La izquierda de América Latina ha mostrado siempre un atronador complejo de inferioridad. Las chapuzas de Lenin, los galimatías y oxímoros de Marx, las fantasías de Nikolai Bujarín y del ingenuo John Reed, junto con los rompecabezas de Althusser y las lucubraciones del diletante Jean Paul Sartre, para nombrar solo algunos, les parecieron ideas inalcanzables e incuestionables. Creían que los privilegiados de la Academia de Ciencias de la URSS y del buró político del partido comunista ruso sabían los milagros y secretos del materialismo histórico y el materialismo dialéctico para el manejo del Estado. ¿Ilusos o pendejos?

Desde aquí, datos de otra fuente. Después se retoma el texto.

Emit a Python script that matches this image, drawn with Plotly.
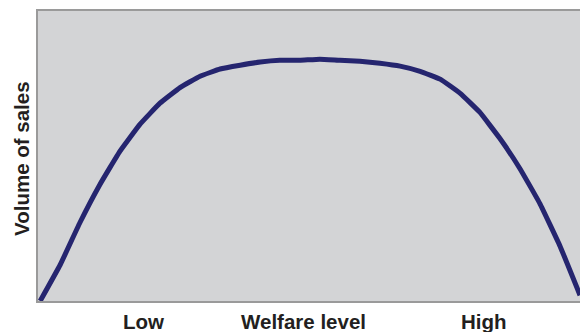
import plotly.graph_objects as go

welfare = [0.4, 4.1, 7.7, 11.4, 15.1, 18.8, 22.5, 26.2, 29.9, 33.6, 37.3, 41.0, 44.6, 48.3,
           52.0, 55.7, 59.4, 63.1, 66.8, 70.5, 74.2, 77.9, 81.5, 85.2, 88.9, 92.6, 96.3, 100.0]
sales = [0.0, 12.5, 26.9, 40.1, 51.6, 60.9, 68.2, 73.6, 77.5, 80.0, 81.3, 82.4, 83.0, 83.0,
         83.4, 83.0, 82.7, 82.0, 81.0, 79.2, 76.5, 71.6, 65.1, 56.1, 45.7, 33.6, 19.0, 2.0]
tick_pos = [19.4, 48.9, 82.3]
tick_text = ["Low", "Welfare level", "High"]
y_title = "Volume of sales"

FONT = "Liberation Sans, Arial, sans-serif"
TXT = "#231f20"

fig = go.Figure()
fig.add_trace(go.Scatter(x=welfare, y=sales, mode="lines",
                         line=dict(color="#25256f", width=5, shape="spline", smoothing=0.3),
                         hoverinfo="skip"))

for xv, t in zip(tick_pos, tick_text):
    fig.add_annotation(x=xv, xref="x", y=-0.069, yref="paper", yanchor="middle",
                       text="<b>" + t + "</b>", showarrow=False,
                       font=dict(size=20.5, family=FONT, color=TXT))

fig.add_annotation(x=-0.0314, xref="paper", y=(301 - 158) / 290, yref="paper",
                   xanchor="center", yanchor="middle", textangle=-90,
                   text="<b>" + y_title + "</b>", showarrow=False,
                   font=dict(size=20.5, family=FONT, color=TXT))

fig.update_layout(
    width=580, height=332,
    margin=dict(l=38, r=0, t=11, b=31, autoexpand=False),
    paper_bgcolor="white",
    plot_bgcolor="#d3d4d6",
    showlegend=False,
    font=dict(family=FONT, color=TXT),
    xaxis=dict(range=[0, 100], showgrid=False, zeroline=False, automargin=False,
               showline=True, linecolor="#9a9a9a", linewidth=2, mirror=True,
               showticklabels=False, ticks="", fixedrange=True),
    yaxis=dict(range=[0, 100], showgrid=False, zeroline=False, automargin=False,
               showline=True, linecolor="#9a9a9a", linewidth=2,
               showticklabels=False, ticks="", fixedrange=True),
)

fig.write_html("out.html", config={"displayModeBar": False},
               post_script="document.body.style.margin='0';document.body.style.overflow='hidden';")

Muy pocos latinoamericanos se atrevieron a cuestionar conductas, mitos y dogmas. Colocaron a Juan Carlos Mariátegui en un pedestal, pero sin entender sus planteamientos y sin debate alguno; luego lo sustituyeron por Fidel Castro y el Che Guevara, pero no por las ideas sino por la labia y su capacidad de matar. Para disimular citaban a Mao, a Gramsci y hasta a Sartre, pero no los leían ni entendían. Tampoco había nada qué entender, eran vulgares lucubraciones, paja. Sigue siendo más “sabio” el I-Ching o cualquier horóscopo que el librito rojo que enarbolaban tontamente los revoltosos franceses en mayo de 1968.

Fue común entre los marxistas venezolanos la admiración y ciega obediencia a Moscú hasta que Teodoro Petkoff hizo sus primeros y tímidos señalamientos por la invasión de Checoslovaquia. Los trotskistas, esa versión semiedulcorada del estalinismo, no tuvieron ni han tenido nunca una figuración relevante. Trotskista y anarquista eran sambenitos que adosaban a los que se oponían a la línea oficial, nada más.

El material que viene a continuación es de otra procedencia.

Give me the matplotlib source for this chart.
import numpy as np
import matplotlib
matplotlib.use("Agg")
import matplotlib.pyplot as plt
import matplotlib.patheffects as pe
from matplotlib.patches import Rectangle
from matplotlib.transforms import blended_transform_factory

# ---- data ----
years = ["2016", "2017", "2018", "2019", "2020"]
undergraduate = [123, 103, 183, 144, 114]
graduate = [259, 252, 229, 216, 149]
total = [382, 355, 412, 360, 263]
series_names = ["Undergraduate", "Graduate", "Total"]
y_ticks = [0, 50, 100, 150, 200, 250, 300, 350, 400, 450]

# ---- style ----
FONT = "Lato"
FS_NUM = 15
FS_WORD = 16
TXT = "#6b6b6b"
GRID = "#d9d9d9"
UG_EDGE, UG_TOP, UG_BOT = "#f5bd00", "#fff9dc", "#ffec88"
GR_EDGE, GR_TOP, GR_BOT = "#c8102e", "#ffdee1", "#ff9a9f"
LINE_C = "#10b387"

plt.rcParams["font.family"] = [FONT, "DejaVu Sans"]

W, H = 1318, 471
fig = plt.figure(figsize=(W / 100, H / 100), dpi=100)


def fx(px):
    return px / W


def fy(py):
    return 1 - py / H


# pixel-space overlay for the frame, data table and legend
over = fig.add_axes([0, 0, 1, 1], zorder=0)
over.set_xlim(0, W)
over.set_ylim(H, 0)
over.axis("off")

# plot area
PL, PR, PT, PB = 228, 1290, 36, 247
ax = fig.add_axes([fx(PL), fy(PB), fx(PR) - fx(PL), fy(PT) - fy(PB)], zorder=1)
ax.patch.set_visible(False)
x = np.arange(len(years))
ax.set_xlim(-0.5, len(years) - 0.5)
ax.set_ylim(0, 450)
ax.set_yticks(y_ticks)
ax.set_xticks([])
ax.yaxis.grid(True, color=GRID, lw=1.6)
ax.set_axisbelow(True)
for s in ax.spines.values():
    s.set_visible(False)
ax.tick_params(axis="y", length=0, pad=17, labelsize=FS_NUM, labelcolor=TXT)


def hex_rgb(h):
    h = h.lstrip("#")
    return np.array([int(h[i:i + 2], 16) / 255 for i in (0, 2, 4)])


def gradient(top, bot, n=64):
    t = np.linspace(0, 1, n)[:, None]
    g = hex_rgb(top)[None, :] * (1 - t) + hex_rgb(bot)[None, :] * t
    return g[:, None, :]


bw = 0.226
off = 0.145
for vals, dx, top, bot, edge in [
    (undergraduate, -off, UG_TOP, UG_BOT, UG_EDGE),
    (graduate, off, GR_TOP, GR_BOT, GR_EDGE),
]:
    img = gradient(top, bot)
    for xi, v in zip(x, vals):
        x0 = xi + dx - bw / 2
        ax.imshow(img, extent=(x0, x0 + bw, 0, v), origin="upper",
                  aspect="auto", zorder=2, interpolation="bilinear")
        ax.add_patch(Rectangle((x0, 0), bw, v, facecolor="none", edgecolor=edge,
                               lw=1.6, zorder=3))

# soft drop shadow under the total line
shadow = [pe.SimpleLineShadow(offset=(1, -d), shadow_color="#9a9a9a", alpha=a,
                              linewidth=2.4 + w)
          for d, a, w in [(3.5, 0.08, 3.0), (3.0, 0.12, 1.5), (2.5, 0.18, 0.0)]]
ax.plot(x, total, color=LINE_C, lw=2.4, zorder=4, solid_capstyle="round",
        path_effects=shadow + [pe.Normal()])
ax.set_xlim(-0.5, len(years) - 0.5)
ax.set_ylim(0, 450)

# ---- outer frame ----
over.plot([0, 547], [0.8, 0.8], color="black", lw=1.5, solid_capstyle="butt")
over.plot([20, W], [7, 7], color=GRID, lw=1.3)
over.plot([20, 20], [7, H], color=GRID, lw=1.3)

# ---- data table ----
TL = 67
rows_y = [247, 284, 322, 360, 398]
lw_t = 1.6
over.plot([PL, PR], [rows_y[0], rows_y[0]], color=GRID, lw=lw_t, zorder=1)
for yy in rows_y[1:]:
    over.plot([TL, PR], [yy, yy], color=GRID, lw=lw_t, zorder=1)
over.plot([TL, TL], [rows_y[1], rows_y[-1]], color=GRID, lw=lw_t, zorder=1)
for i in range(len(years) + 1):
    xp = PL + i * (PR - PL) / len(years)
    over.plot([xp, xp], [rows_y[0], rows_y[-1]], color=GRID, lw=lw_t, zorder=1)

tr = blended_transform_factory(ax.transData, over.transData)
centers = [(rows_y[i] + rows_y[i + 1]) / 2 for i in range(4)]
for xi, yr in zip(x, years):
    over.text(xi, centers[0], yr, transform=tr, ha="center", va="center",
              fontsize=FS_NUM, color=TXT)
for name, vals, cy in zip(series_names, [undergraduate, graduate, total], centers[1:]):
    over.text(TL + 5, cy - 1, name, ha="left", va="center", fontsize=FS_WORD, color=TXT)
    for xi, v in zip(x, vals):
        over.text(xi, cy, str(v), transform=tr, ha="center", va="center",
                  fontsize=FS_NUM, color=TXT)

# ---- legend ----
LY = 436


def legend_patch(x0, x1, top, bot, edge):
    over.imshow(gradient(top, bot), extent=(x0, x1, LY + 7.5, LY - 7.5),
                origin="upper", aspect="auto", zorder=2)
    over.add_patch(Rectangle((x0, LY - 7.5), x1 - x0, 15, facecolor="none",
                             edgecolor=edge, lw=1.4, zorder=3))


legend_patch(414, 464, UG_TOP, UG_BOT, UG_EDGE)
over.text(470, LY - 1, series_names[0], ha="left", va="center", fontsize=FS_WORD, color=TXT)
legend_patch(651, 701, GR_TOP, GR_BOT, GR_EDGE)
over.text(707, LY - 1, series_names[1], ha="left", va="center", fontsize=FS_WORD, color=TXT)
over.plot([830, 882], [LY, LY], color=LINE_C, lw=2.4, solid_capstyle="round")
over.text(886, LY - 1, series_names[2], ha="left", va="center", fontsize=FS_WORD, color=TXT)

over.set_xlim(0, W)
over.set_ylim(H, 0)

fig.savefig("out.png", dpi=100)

Habiendo fracasado el socialismo leninista-estalinista que reinó en Rusia y China, satélites incluidos, todavía prevalecen un par de regímenes ahistóricos y autoritarios que subyugan a las neorrepúblicas bananeras, con Cuba en el papel de procónsul o, mejor, de intermediario avispado. Ninguno de los dos se denomina marxista ni se presenta como el gran descifrador o “champollion” de los criptogramas del barbudo de Tréveris, pero sí como los conocedores y promotores del nuevo modo de gobernar: el pranato o gobierno de las mafias o colectivos, escoja usted la denominación de lo que manda desde Moscú o Pekín.

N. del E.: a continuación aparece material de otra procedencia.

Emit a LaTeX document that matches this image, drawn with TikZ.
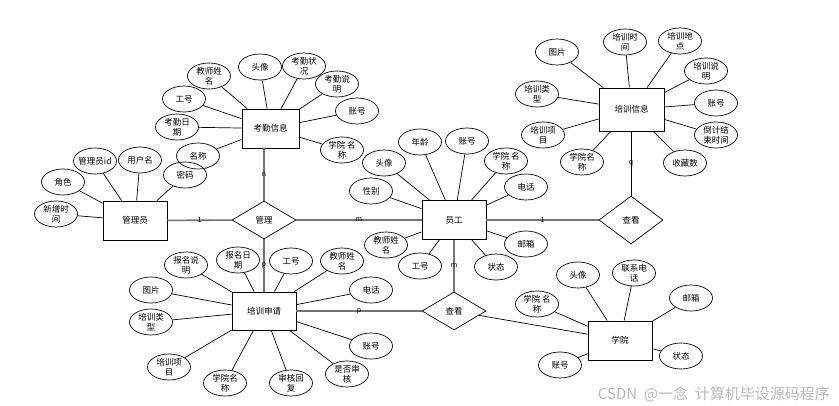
\documentclass[tikz,border=0pt]{standalone}
\usepackage{fontspec}
\setmainfont{Noto Sans CJK SC}
\usetikzlibrary{shapes.geometric}
\begin{document}
\begin{tikzpicture}[x=1pt,y=-1pt,
  every node/.style={font=\fontsize{8.5}{10}\selectfont, align=center},
  ent/.style={draw, line width=0.8pt, minimum width=64pt, minimum height=39pt, inner sep=0pt},
  rel/.style={draw, diamond, line width=0.7pt, minimum width=64pt, minimum height=38pt, inner sep=0pt},
  attr/.style={draw, ellipse, line width=0.7pt, minimum width=43pt, minimum height=26pt, inner sep=-2pt},
  al/.style={line width=0.7pt},
  rl/.style={line width=1.6pt, black!55},
  card/.style={font=\fontsize{7}{7}\selectfont, inner sep=0pt, text=black}
]
\useasboundingbox (0,0) rectangle (839,406);

% entities
\node[ent] (gly) at (135,220.5) {管理员};
\node[ent, minimum width=57pt] (kq) at (270.5,128.5) {考勤信息};
\node[ent] (yg) at (454,220) {员工};
\node[ent, minimum width=65pt, minimum height=43pt] (px) at (631.5,109.5) {培训信息};
\node[ent, minimum height=38pt] (sq) at (264,311) {培训申请};
\node[ent] (xy) at (620,340.5) {学院};

% relations
\node[rel] (gl) at (264,220) {管理};
\node[rel, minimum height=48pt] (ck1) at (631,220) {查看};
\node[rel] (ck2) at (454,311) {查看};

% relation connectors
\draw[rl] (gly) -- node[card]{1} (gl);
\draw[rl] (gl) -- node[card]{m} (yg);
\draw[rl] (gl.north |- kq.south) -- node[card]{n} (gl.north);
\draw[rl] (gl) -- node[card]{p} (sq);
\draw[rl] (yg) -- node[card]{1} (ck1);
\draw[al] (ck1.north) -- node[card]{q} (ck1.north |- px.south);
\draw[rl] (yg) -- node[card]{m} (ck2);
\draw[rl] (sq) -- node[card]{p} (ck2);
\draw[al] (ck2) -- (xy.169);

% attributes of 管理员
\foreach \x/\y/\t [count=\i] in {63/182/角色, 95/161/管理员id, 140/160/用户名, 185/175/密码, 56/214/{新增时\\间}}
  {\node[attr] (ga\i) at (\x,\y) {\t}; \draw[al] (ga\i) -- (gly);}

% attributes of 考勤信息
\foreach \x/\y/\t [count=\i] in {209/76/{教师姓\\名}, 260/67/头像, 304/66/{考勤状\\况}, 337/84/{考勤说\\明}, 357/111/账号, 342/150/{学院 名\\称}, 184/99/工号, 177/127/{考勤日\\期}, 198/156/名称}
  {\node[attr] (ka\i) at (\x,\y) {\t}; \draw[al] (ka\i) -- (kq);}

% attributes of 员工
\foreach \x/\y/\t [count=\i] in {420/142/年龄, 467/141/账号, 506/161/{学院 名\\称}, 526/187/电话, 384/163/头像, 371/191/性别, 386/245/{教师姓\\名}, 420/266/工号, 496/267/状态, 526/244/邮箱}
  {\node[attr] (ya\i) at (\x,\y) {\t}; \draw[al] (ya\i) -- (yg);}

% attributes of 培训信息
\foreach \x/\y/\t [count=\i] in {557/52/图片, 625/42/{培训时\\间}, 680/41/{培训地\\点}, 706/71/{培训说\\明}, 716/103/账号, 716/135/{倒计结\\束时间}, 685/163/收藏数, 582/162/{学院名\\称}, 543/135/{培训项\\目}, 537/94/{培训类\\型}}
  {\node[attr] (pa\i) at (\x,\y) {\t}; \draw[al] (pa\i) -- (px);}

% attributes of 培训申请
\foreach \x/\y/\t [count=\i] in {186/265/{报名说\\明}, 238/260/{报名日\\期}, 291/261/工号, 342/261/{教师姓\\名}, 371/290/电话, 371/346/账号, 347/374/{是否审\\核}, 291/383/{审核回\\复}, 225/383/{学院名\\称}, 169/367/{培训项\\目}, 151/322/{培训类\\型}, 151/290/图片}
  {\node[attr] (sa\i) at (\x,\y) {\t}; \draw[al] (sa\i) -- (sq);}

% attributes of 学院
\foreach \x/\y/\t [count=\i] in {537/304/{学院 名\\称}, 578/275/头像, 634/273/{联系电\\话}, 691/298/邮箱, 681/356/状态, 560/365/账号}
  {\node[attr] (xa\i) at (\x,\y) {\t}; \draw[al] (xa\i) -- (xy);}

% watermark
\node[text=black!28, font=\fontsize{15}{15}\selectfont, anchor=east, inner sep=0pt] (wm) at (830,394) {CSDN\ \ @一念\ \ 计算机毕设源码程序};
\end{tikzpicture}
\end{document}
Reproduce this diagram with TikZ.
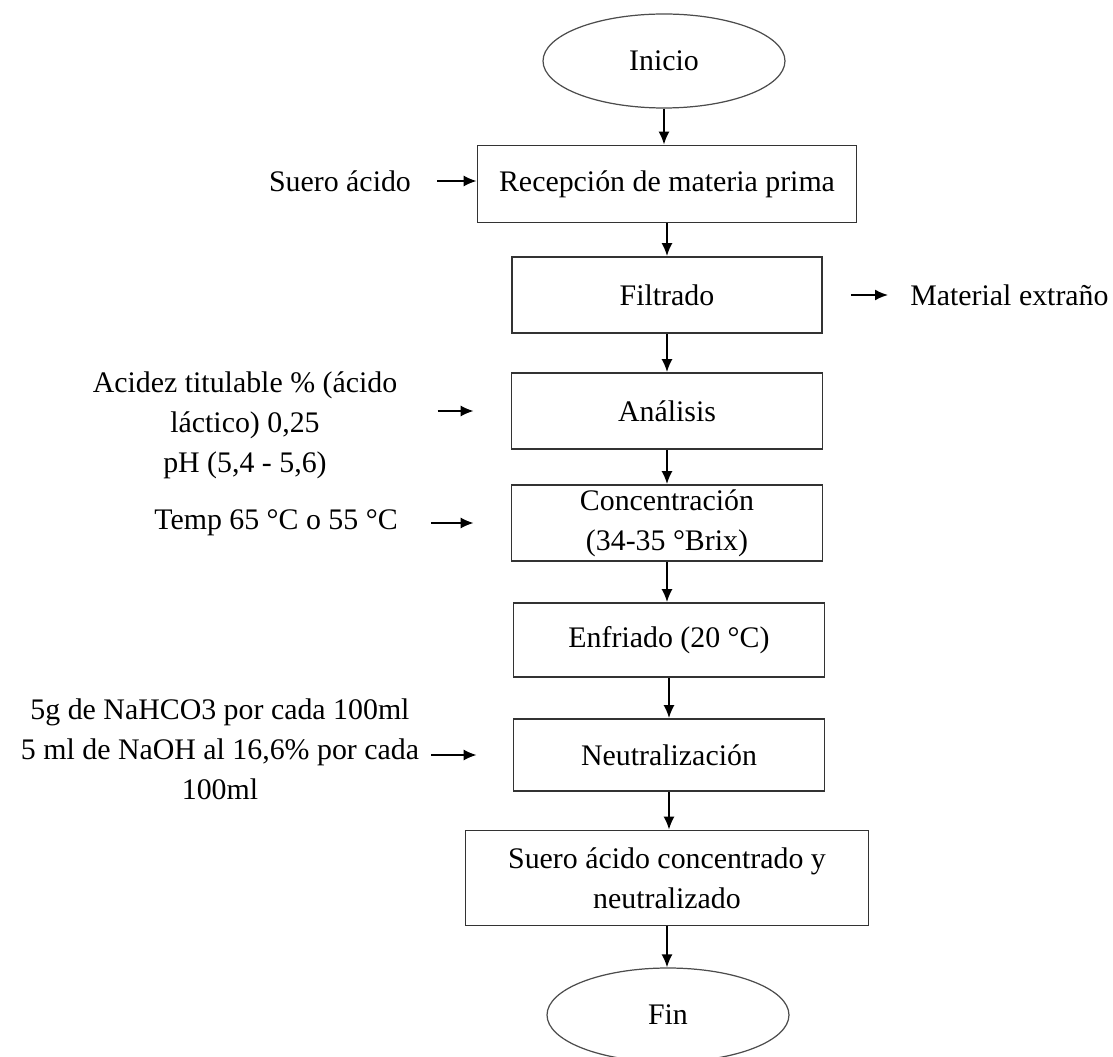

En Venezuela no se ha utilizado el palabrerío marxista ni sus rituales para justificar la supresión de la libertad y la implantación de un crudo y aberrante autoritarismo, indolente y cruel frente al sufrimiento de la población. Apenas se oye una que otra consigna, uno que otro término; tampoco prometen el paraíso terrenal, se han limitado al debilitamiento y destrucción del enemigo, que son todos los demás. Ignaros, ineptos e impreparados, esencialmente corruptos e indolentes, solo están atentos a la bolsa del pan y al control del poder. Ante la objetiva posibilidad de que se vacíe acuden a “los que saben” dispuestos a pagar el precio que sea. Serán otros los que sufrirán las consecuencias. Ceden a los rusos el oro, los diamantes y el coltán; a China, el petróleo y las empresas básicas de Guayana; ¿el uranio a Irán?; los negocios “varios” y la “seguridad” a los muchachos del ELN y las FARC. Es la entrega vergonzosa, rodilla en tierra, de la república a cambio de cuatro monedas devaluadas y un poder virtual y efímero.

Ante la galería, el público municipal y espeso, se presentan como grandes defensores y celosos guardianes de la soberanía y de la autodeterminación, mientras nacionales de otros países controlan registros y notarías, que es tanto como poner en sus manos la propiedad pública y privada, junto con todas las operaciones financieras; también el sistema de identificación y de inteligencia y contrainteligencia, que es como entregar al enemigo la seguridad del Estado. A los muchachos de la casa les dan los trabajos sucios –torturas y asesinatos, delitos que no prescriben– a cambio de chapitas, estímulos “morales” y salarios de hambre. Todo vendido a cambio de nada, se buscan héroes como los de antes.